== Required task ==
Write each line of the material exactly as given, from the top through the line that contains "aminovalerate min\u207b\u00b9 mg\u207b\u00b9", and omit all pictures.

== Input rows ==
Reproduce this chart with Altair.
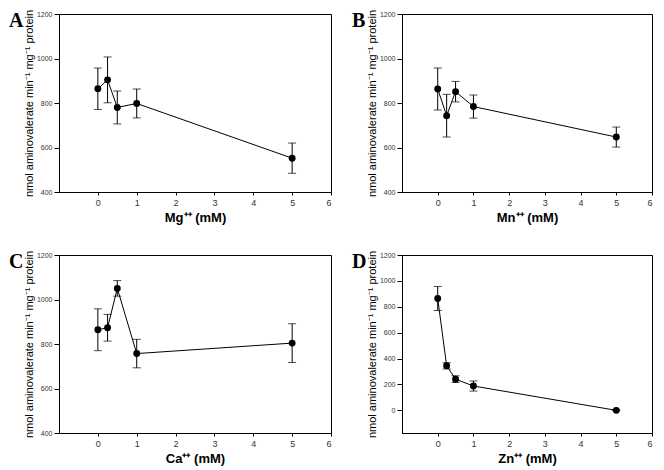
import altair as alt
import pandas as pd

conc = [0, 0.25, 0.5, 1, 5]

mg_mean = [864, 904, 780, 798, 552]
mg_err = [93, 103, 74, 65, 68]
mn_mean = [863, 743, 851, 784, 647]
mn_err = [94, 96, 46, 52, 45]
ca_mean = [864, 873, 1050, 757, 804]
ca_err = [94, 60, 35, 64, 87]
zn_mean = [864, 344, 241, 188, 0]
zn_err = [92, 24, 26, 39, 0]

x_ticks = [0, 1, 2, 3, 4, 5, 6]
y_ticks_a = [400, 600, 800, 1000, 1200]
y_ticks_d = [0, 200, 400, 600, 800, 1000, 1200]

Y_TITLE = "nmol aminovalerate min\u207b\u00b9 mg\u207b\u00b9 protein"


def panel(letter, ion, mean, err, ydom, yticks, w, h):
    df = pd.DataFrame({"x": conc, "y": mean, "lo": [m - e for m, e in zip(mean, err)],
                       "hi": [m + e for m, e in zip(mean, err)]})
    xs = alt.Scale(domain=[-1, 6], nice=False, zero=False)
    ys = alt.Scale(domain=ydom, nice=False, zero=False)
    x_axis = alt.Axis(values=x_ticks, title=ion + "\u207a\u207a (mM)",
                      grid=False, tickSize=3, labelFontSize=9,
                      labelPadding=3, titleFontSize=13, titleFontWeight="bold",
                      titlePadding=4, format="d", labelOverlap=False)
    y_axis = alt.Axis(values=yticks, title=Y_TITLE, grid=False,
                      tickSize=5, labelFontSize=7, labelPadding=2,
                      titleFontSize=11, titleFontWeight="normal",
                      titlePadding=2, format="d", labelOverlap=False)
    X = alt.X("x:Q", scale=xs, axis=x_axis)
    base = alt.Chart(df)
    rule = base.mark_rule(color="black", strokeWidth=1).encode(
        x=X, y=alt.Y("lo:Q", scale=ys, axis=y_axis), y2="hi:Q")
    cap_lo = base.mark_tick(orient="horizontal", color="black", size=8, thickness=1).encode(
        x=X, y=alt.Y("lo:Q", scale=ys, axis=y_axis))
    cap_hi = base.mark_tick(orient="horizontal", color="black", size=8, thickness=1).encode(
        x=X, y=alt.Y("hi:Q", scale=ys, axis=y_axis))
    line = base.mark_line(color="black", strokeWidth=1).encode(
        x=X, y=alt.Y("y:Q", scale=ys, axis=y_axis))
    pts = base.mark_point(filled=True, color="black", size=48, opacity=1).encode(
        x=X, y=alt.Y("y:Q", scale=ys, axis=y_axis))
    return alt.layer(rule, cap_lo, cap_hi, line, pts).properties(
        width=w, height=h,
        title=alt.TitleParams(text=letter, anchor="start", frame="group", dx=-50, offset=-12,
                              font="Liberation Serif", fontSize=20, fontWeight="bold",
                              color="black", baseline="top", dy=10))


a = panel("A", "Mg", mg_mean, mg_err, [400, 1200], y_ticks_a, 272, 178)
b = panel("B", "Mn", mn_mean, mn_err, [400, 1200], y_ticks_a, 250, 178)
c = panel("C", "Ca", ca_mean, ca_err, [400, 1200], y_ticks_a, 272, 178)
d = panel("D", "Zn", zn_mean, zn_err, [-175, 1200], y_ticks_d, 250, 178)

chart = alt.concat(a, b, c, d, columns=2, bounds="flush",
                   spacing=alt.RowColnumber(row=63, column=71)).configure(
    font="Liberation Sans", padding=0, background="white"
).configure_view(stroke="black", strokeWidth=1).configure_axis(
    domainColor="black", tickColor="black", labelColor="#333333", titleColor="black",
    labelFont="Liberation Sans", titleFont="Liberation Sans"
)

chart.save("out.html", embed_options={"renderer": "svg", "actions": False})
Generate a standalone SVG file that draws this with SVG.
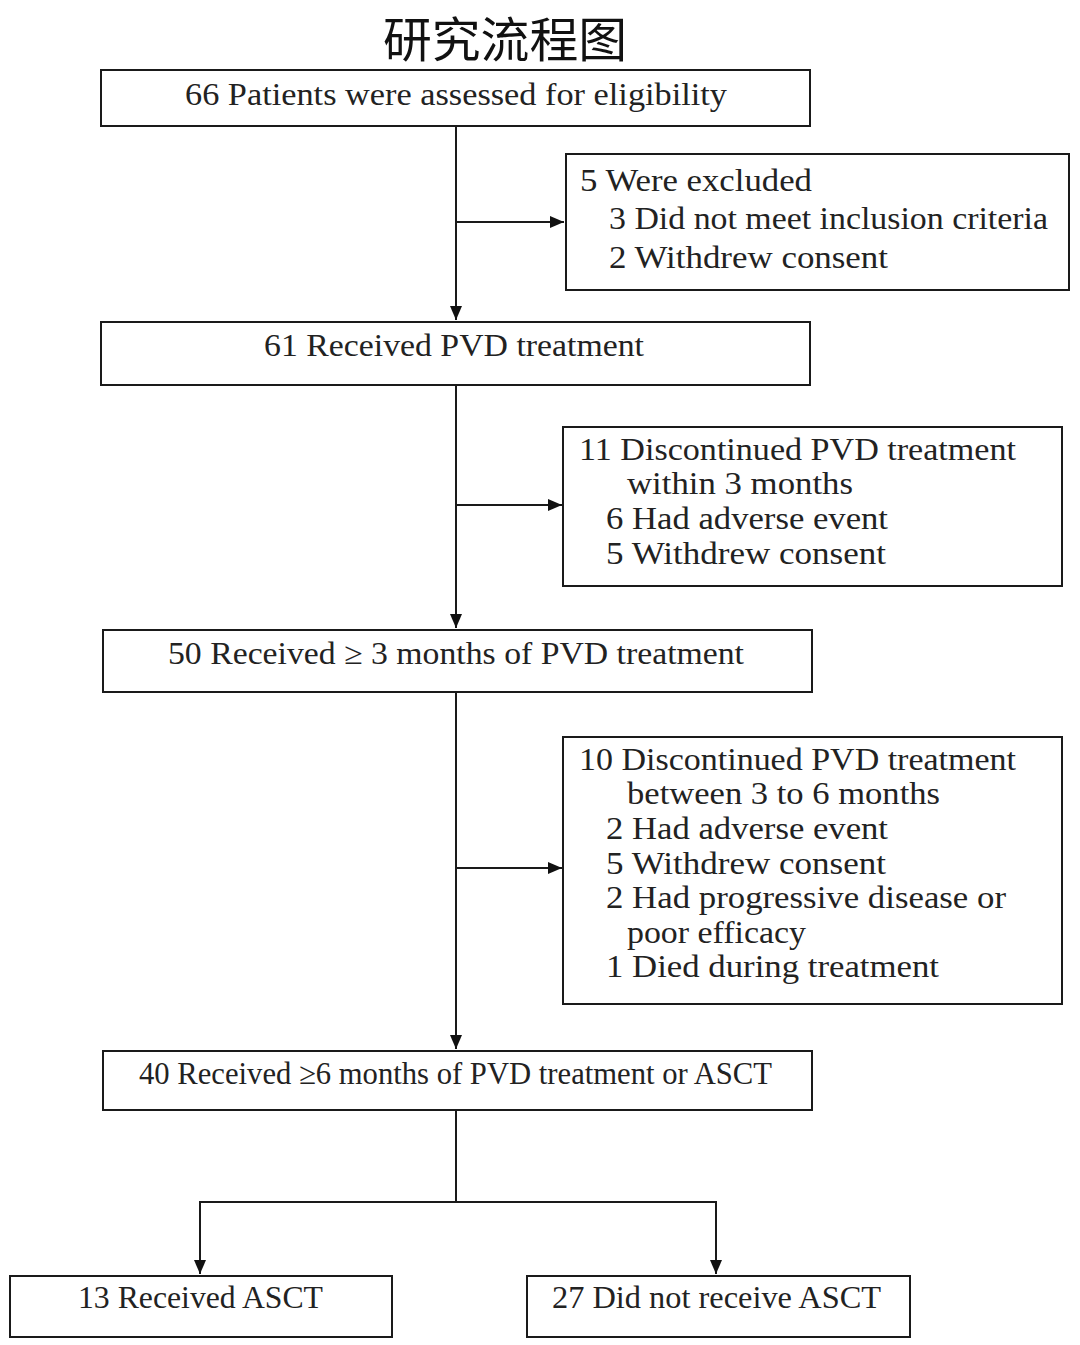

== The response ==
Reproduce this chart with Altair.
import altair as alt
import pandas as pd

conc = [0, 0.25, 0.5, 1, 5]

mg_mean = [864, 904, 780, 798, 552]
mg_err = [93, 103, 74, 65, 68]
mn_mean = [863, 743, 851, 784, 647]
mn_err = [94, 96, 46, 52, 45]
ca_mean = [864, 873, 1050, 757, 804]
ca_err = [94, 60, 35, 64, 87]
zn_mean = [864, 344, 241, 188, 0]
zn_err = [92, 24, 26, 39, 0]

x_ticks = [0, 1, 2, 3, 4, 5, 6]
y_ticks_a = [400, 600, 800, 1000, 1200]
y_ticks_d = [0, 200, 400, 600, 800, 1000, 1200]

Y_TITLE = "nmol aminovalerate min\u207b\u00b9 mg\u207b\u00b9 protein"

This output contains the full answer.